Data entries
***

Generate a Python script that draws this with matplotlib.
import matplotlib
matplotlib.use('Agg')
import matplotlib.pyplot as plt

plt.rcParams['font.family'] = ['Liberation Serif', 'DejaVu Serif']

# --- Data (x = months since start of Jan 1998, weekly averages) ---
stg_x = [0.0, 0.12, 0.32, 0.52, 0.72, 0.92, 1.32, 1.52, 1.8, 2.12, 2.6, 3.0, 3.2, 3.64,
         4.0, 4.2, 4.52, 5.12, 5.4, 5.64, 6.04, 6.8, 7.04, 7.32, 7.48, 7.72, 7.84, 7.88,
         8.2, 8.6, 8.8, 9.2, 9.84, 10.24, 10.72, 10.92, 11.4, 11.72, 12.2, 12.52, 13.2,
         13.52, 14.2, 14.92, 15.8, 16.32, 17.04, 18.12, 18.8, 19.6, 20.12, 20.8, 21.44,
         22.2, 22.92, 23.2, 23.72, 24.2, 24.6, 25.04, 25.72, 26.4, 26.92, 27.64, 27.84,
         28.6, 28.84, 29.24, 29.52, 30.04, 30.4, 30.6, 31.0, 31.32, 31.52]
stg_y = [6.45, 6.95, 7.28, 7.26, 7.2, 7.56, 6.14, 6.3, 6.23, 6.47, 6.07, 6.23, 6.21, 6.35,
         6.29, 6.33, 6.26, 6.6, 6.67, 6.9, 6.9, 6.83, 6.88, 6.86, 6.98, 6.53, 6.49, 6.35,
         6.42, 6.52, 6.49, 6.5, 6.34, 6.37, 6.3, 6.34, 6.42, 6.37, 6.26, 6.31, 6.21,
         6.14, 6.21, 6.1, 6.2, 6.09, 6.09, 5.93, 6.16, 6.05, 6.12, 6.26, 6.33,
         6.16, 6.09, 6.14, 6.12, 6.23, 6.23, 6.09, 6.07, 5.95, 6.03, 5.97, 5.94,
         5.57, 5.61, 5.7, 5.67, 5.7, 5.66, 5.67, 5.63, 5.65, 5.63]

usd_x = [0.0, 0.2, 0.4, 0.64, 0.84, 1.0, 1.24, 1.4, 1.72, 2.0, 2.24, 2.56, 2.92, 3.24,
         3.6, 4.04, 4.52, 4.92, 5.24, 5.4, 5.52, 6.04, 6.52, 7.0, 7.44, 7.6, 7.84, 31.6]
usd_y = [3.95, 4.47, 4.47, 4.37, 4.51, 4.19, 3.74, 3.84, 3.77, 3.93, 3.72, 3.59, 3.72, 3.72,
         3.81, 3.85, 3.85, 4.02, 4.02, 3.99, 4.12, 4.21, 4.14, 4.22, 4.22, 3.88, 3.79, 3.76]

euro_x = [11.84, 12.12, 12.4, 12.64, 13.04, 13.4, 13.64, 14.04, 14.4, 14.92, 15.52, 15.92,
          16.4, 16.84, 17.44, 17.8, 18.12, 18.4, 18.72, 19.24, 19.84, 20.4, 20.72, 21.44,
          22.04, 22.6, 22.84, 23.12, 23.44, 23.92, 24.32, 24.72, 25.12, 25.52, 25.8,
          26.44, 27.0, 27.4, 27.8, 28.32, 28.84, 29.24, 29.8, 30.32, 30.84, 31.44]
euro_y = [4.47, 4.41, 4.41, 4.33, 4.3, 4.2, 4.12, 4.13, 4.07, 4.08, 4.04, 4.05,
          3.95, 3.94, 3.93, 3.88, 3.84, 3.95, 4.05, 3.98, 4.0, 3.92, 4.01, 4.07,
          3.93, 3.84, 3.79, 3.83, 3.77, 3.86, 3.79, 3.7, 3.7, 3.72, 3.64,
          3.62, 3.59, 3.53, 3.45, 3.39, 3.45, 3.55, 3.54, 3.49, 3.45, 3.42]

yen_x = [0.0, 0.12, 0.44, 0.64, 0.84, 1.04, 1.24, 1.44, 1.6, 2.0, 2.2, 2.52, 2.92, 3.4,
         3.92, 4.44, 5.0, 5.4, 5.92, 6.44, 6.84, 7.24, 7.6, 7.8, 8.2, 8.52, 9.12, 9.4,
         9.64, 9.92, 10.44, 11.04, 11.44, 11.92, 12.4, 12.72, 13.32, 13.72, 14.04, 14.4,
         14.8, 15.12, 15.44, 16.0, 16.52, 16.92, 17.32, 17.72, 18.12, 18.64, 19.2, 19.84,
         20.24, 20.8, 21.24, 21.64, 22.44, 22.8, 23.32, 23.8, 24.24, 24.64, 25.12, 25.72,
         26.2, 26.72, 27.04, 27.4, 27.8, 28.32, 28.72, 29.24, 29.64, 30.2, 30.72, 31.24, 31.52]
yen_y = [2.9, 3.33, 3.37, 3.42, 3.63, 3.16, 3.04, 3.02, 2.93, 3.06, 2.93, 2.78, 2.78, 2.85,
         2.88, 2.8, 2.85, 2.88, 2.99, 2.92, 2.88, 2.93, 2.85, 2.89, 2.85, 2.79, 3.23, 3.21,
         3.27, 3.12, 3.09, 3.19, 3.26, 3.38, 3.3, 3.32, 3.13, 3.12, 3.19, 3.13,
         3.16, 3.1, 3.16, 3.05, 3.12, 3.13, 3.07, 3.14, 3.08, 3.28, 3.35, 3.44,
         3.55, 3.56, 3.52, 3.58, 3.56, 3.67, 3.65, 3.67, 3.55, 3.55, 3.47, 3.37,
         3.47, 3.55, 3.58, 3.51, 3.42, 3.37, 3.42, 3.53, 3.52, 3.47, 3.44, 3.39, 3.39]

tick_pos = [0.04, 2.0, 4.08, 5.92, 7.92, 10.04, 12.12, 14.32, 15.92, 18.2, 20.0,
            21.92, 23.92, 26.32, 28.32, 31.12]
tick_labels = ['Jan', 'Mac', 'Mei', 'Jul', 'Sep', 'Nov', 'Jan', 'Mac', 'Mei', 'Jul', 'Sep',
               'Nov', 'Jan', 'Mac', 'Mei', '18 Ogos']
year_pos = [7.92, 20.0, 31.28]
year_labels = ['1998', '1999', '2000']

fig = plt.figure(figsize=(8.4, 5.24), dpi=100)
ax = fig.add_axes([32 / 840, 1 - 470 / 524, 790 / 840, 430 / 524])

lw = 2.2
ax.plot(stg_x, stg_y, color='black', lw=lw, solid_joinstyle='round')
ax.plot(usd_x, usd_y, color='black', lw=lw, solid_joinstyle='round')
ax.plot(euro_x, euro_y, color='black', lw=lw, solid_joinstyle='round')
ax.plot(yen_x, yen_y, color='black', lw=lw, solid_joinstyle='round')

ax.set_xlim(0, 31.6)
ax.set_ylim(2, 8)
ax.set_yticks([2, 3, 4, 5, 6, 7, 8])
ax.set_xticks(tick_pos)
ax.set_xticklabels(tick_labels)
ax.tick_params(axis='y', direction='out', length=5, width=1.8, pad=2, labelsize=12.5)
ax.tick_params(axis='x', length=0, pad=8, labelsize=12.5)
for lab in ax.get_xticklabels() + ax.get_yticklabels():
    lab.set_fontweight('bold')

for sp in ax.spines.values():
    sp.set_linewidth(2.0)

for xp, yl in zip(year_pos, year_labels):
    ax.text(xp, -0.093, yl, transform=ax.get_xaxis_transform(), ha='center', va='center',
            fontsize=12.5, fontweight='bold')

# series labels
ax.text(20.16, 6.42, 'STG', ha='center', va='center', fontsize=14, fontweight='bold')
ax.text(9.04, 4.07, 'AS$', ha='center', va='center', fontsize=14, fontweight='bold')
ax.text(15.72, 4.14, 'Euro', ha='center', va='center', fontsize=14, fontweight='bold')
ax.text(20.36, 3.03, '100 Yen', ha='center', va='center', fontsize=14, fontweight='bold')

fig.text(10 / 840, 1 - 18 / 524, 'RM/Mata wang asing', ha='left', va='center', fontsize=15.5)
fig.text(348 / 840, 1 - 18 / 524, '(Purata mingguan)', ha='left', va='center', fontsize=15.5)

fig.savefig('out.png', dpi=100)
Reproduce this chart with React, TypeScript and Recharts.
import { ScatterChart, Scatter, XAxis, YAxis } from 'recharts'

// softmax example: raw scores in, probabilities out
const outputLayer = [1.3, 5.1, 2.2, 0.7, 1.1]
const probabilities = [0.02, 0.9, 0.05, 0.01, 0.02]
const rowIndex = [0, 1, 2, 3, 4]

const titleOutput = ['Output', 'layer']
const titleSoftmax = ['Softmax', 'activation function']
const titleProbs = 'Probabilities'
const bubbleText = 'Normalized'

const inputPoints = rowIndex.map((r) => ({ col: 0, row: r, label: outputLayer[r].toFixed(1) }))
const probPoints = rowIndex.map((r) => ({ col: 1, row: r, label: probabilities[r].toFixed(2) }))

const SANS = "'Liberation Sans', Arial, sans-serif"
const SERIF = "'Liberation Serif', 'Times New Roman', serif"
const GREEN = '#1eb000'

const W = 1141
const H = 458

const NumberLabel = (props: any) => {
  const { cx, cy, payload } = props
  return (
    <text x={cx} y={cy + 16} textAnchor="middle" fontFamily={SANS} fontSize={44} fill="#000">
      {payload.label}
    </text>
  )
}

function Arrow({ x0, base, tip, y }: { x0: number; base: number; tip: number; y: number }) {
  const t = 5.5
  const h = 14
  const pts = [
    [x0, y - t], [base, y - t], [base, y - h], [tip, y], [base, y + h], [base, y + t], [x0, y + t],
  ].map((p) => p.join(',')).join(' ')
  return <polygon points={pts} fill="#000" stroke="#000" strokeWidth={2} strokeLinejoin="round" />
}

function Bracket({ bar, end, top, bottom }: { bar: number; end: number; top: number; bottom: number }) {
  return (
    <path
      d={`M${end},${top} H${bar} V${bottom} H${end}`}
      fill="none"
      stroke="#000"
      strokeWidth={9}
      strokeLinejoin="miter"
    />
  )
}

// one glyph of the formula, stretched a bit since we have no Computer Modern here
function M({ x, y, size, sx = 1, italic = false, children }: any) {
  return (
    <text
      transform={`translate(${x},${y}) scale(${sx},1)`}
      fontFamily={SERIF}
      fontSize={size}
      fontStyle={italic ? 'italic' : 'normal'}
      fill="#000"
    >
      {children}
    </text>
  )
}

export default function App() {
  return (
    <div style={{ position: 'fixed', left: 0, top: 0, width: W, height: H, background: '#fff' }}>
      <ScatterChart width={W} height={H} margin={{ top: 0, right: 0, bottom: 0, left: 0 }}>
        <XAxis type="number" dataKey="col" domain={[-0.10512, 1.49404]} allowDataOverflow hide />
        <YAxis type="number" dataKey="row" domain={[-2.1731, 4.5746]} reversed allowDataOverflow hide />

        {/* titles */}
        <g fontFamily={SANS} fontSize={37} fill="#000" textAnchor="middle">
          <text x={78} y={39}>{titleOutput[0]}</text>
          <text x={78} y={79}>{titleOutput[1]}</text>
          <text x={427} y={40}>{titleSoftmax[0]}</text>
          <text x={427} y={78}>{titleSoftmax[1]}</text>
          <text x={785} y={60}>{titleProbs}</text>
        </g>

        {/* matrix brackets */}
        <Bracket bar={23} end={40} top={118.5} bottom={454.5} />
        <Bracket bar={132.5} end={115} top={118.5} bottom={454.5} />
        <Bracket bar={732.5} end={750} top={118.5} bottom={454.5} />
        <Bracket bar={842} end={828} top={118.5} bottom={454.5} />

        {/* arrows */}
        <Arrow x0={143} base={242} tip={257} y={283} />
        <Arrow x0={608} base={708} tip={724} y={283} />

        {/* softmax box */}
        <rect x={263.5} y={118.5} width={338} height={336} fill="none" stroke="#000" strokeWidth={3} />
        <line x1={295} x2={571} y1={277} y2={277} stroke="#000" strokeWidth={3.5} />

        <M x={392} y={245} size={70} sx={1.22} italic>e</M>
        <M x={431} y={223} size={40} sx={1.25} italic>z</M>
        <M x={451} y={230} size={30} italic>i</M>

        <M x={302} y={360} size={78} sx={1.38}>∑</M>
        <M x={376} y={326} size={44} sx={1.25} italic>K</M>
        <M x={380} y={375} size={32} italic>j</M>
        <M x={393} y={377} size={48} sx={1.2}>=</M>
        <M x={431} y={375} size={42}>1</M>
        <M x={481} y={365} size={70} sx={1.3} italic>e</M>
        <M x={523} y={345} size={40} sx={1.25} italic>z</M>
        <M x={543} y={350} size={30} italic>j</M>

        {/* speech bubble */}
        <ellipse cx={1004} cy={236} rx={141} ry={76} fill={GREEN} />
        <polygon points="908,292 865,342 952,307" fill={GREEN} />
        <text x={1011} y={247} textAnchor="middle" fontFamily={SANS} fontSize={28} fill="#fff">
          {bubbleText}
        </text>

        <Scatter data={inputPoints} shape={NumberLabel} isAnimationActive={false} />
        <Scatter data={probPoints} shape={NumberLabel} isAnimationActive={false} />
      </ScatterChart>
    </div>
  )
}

***

> EXERCISE PROMPT
Begin with the line containing "Reproduce this chart", end with the line containing "const bubbleText = 'Normalized'", and transcribe exactly every line in that span, with nothing added.

> SOLUTION TO THE PROBLEM
Reproduce this chart with React, TypeScript and Recharts.
import { ScatterChart, Scatter, XAxis, YAxis } from 'recharts'

// softmax example: raw scores in, probabilities out
const outputLayer = [1.3, 5.1, 2.2, 0.7, 1.1]
const probabilities = [0.02, 0.9, 0.05, 0.01, 0.02]
const rowIndex = [0, 1, 2, 3, 4]

const titleOutput = ['Output', 'layer']
const titleSoftmax = ['Softmax', 'activation function']
const titleProbs = 'Probabilities'
const bubbleText = 'Normalized'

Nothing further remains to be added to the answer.